The film weaves the viewer between six different stories in six different timelines. Each member of this remarkable ensemble cast appears in each story and timeline, be it a major character or simply someone lurking in the background (stick through the credits as the cast is listed with each individual’s appearance in every segment, and you may find yourself stunned a few times as I was). And the film doesn’t play by the normal rules of narrative when comes to switching storylines, which is another aspect of the filmmaking I so admire here.
Though it may seem hard to firmly grasp how all the stories relate to one another, The Wachowskis and Tykwer eventually reveal various similarities in a most riveting way. It does somewhat tap into themes similar to that of The Matrix concerning free will and refusing to be a slave to a specific society. It also beautifully illustrates that actions in one timeline will have a huge effect on an action in another timeline.
But even before the similar themes begin to show, and you find yourself still scratching your head as to the meaning behind these proceedings, you can’t helped but be marveled by a film that manages to transport you back and forth between the Pacific in the 1800s, England in the 1930s, San Francisco in the 1970s, a post-apocalyptic Hawaii and Neo Seoul in the year 2144. Editing-wise, this has to have been the most challenging job since Memento. How the work done by editor Alexander Berner got ignored at the Oscars truly baffles me to no end.
The film is also dramatically potent, occasionally very funny and periodically visually stunning in that signature Wachowski style. The sequences in futuristic Seoul rank among the absolute best visual set pieces ever created for film. Same goes for the visual effects work, too, as there isn’t a single moment in this setting when your eyes won’t be anything less than dazzled!
On top of all that, it’s really quite riveting to see all these well established actors take on different appearances in the various storylines. We get to see multiple sides of Tom Hanks, Halle Berry, Jim Broadbent and Hugo Weaving that we’ve never quite seen before, in addition to some effective dramatic work from the likes of Jim Sturgess, James D’Arcy and Ben Whishaw (Q in Skyfall). And there’s something to be said about a film where you actually get to hear Hugh Grant speak in an American accent (something I thought wasn’t even possible).

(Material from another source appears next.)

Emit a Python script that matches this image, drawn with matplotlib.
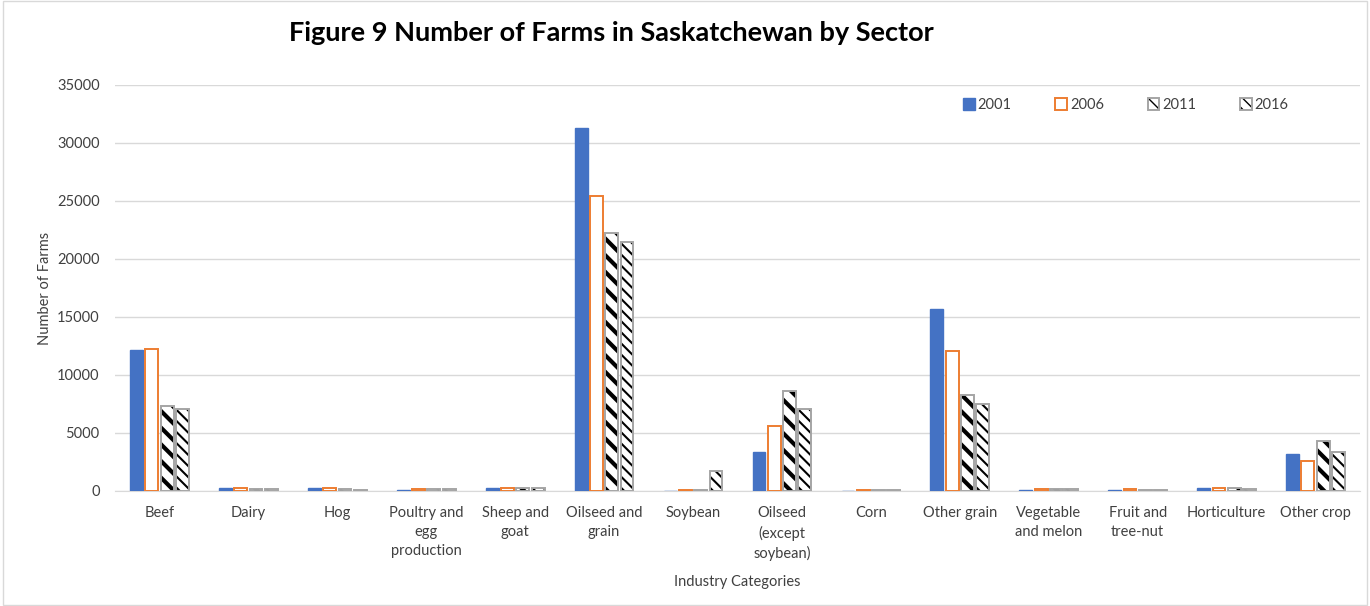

There’s no question that Cloud Atlas will go down as one of the most polarizing films of our time, as audiences appear to either love it immensely or loathe it with a huge passion. It was the same case with film critics as well, though Roger Ebert, who frequently endorsed bold visionary filmmaking, praised it tremendously as one of the best films of last year. No matter what you’ve heard of Cloud Atlas, at the end of the day this is a piece of art that everyone who loves the cinematic arts should make an attempt to see!
And this is one Blu-ray presentation that will go down as one of the best we will ever see. Any and every single aspect about the look of this Warner Bros release is hands down EXCELLENT! Every individual time period displayed in the film is captured with phenomenal detail, be it the Pacific coastline, the Hawaii landscapes or the awe-inspiring look of Neo Seoul. The various set pieces and astounding visual effects also payoff on a grand scale in the 1080p. Needless to say, this is in the running for the best looking release of 2013!
The DTS HD mix perfectly matches the sheer beauty of the video presentation. Dialogue delivery is in top notch form from beginning to end. The surround sound quality is in full effect, especially in the futuristic setting. And the music score (I haven’t even mentioned the titular song piece, which is breathtakingly beautiful) is a fantastic treat for the ears. The sound quality is also heavily effective when a ghost like figure haunts the Hanks character in the Hawaii setting! Highest marks all around for a most incredible job!
Included on this Warner release is a series of featurettes, which can be viewed separately or as a whole presentation, clocking in at nearly an hour. Among these featurettes are “A Film Like No Other”, “Everything is Connected”, “The Impossible Adaptation”, “The Essence of Acting”, “Spaceships, Slaves & Sextets”, “The Bold Science Fiction of Cloud Atlas” and “Eternal Recurrence: Love, Life and Longing in Cloud Atlas”.
Also included is a bonus DVD copy of the movie and an UltraViolet code to download it and watch it wherever you please.
It may not be a film for everyone, but Cloud Atlas truly is a film unlike any other! For me, a film that can challenge the intellect, dazzle the visual senses and switch back and forth between multiple stories and timelines in the span of three hours is something of an accomplishment indeed! It is also a film that deserves to be experienced in the Blu-ray format!